Photo Credit Wikimedia
Photo Credit Wikimedia



A coordinated prison labor strike in as many as five Alabama correctional facilities resulted in authorities putting two prisons on lockdown this week, ABC News reported, in an attempt to draw attention to inhumane conditions and systemic deprivation within the state’s prisons.

According to Solitary Watch, three organizers who have been held in solitary confinement named Kinetik, Dhati and Brother M helped organize the effort, which began at “Alabama’s Holman, Staton, and Elmore Correctional Facilities. St. Clair’s stoppage will begin on May 9, with Donaldson and other correctional facilities to follow soon after.”

Kinetik, Dhati and Brother M are members of the Free Alabama Movement, which hopes to carry on the strike for up to 30 days depending on the willingness of authorities to negotiate.

“We will no longer contribute to our own oppression,” Kinetik told Solitary Watch. “We will no longer continue to work for free and be treated like this.”

People incarcerated at the prisons are paid $0.17 to $0.30 an hour to perform a variety of functions. While some assist correctional employees in the maintenance, upkeep and staffing of prison facilities, others are engaged in manufacturing or industrial jobs which generate revenue for the correctional system from for-profit companies which rely on cut-rate prison labor.

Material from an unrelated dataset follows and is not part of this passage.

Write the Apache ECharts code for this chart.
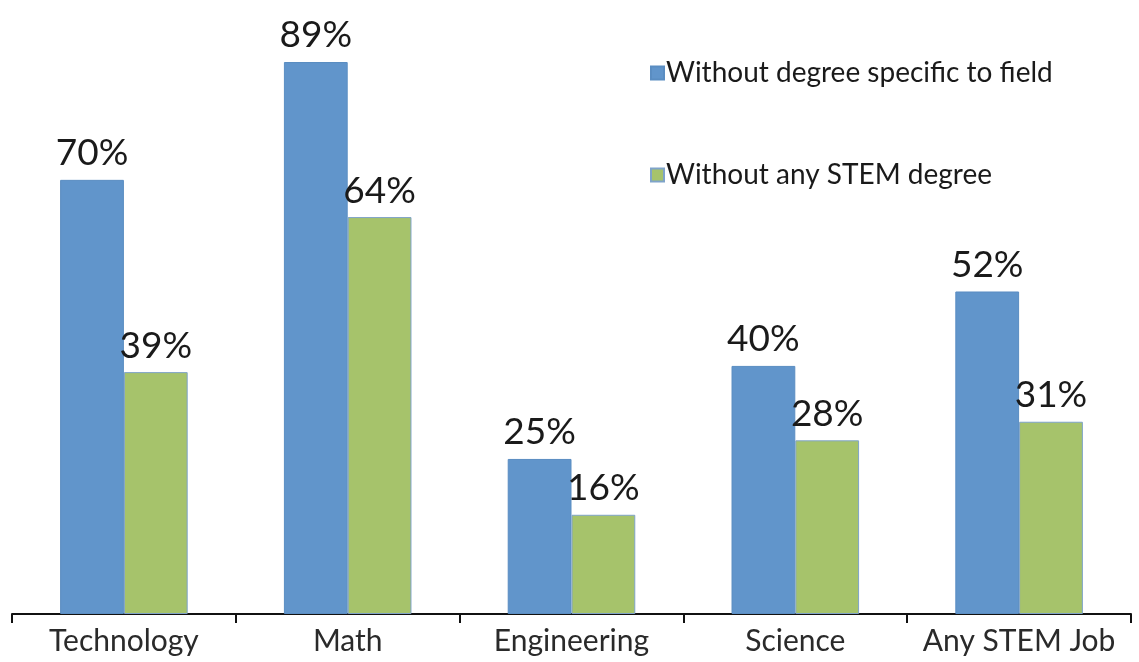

Much of that money is then sucked right back from incarcerated people in the form of heavy fees and fines

Complaints are widespread and include lack of access to reading material, dangerous living conditions, tainted food, negligent treatment of prisoners in solitary and poor health services.

Earlier this year, riots broke out at William C. Holman Correctional Facility in Atmore, when 100 rioted against hellish conditions, setting fire to part of the prison. Many facilities in the state are notoriously violent.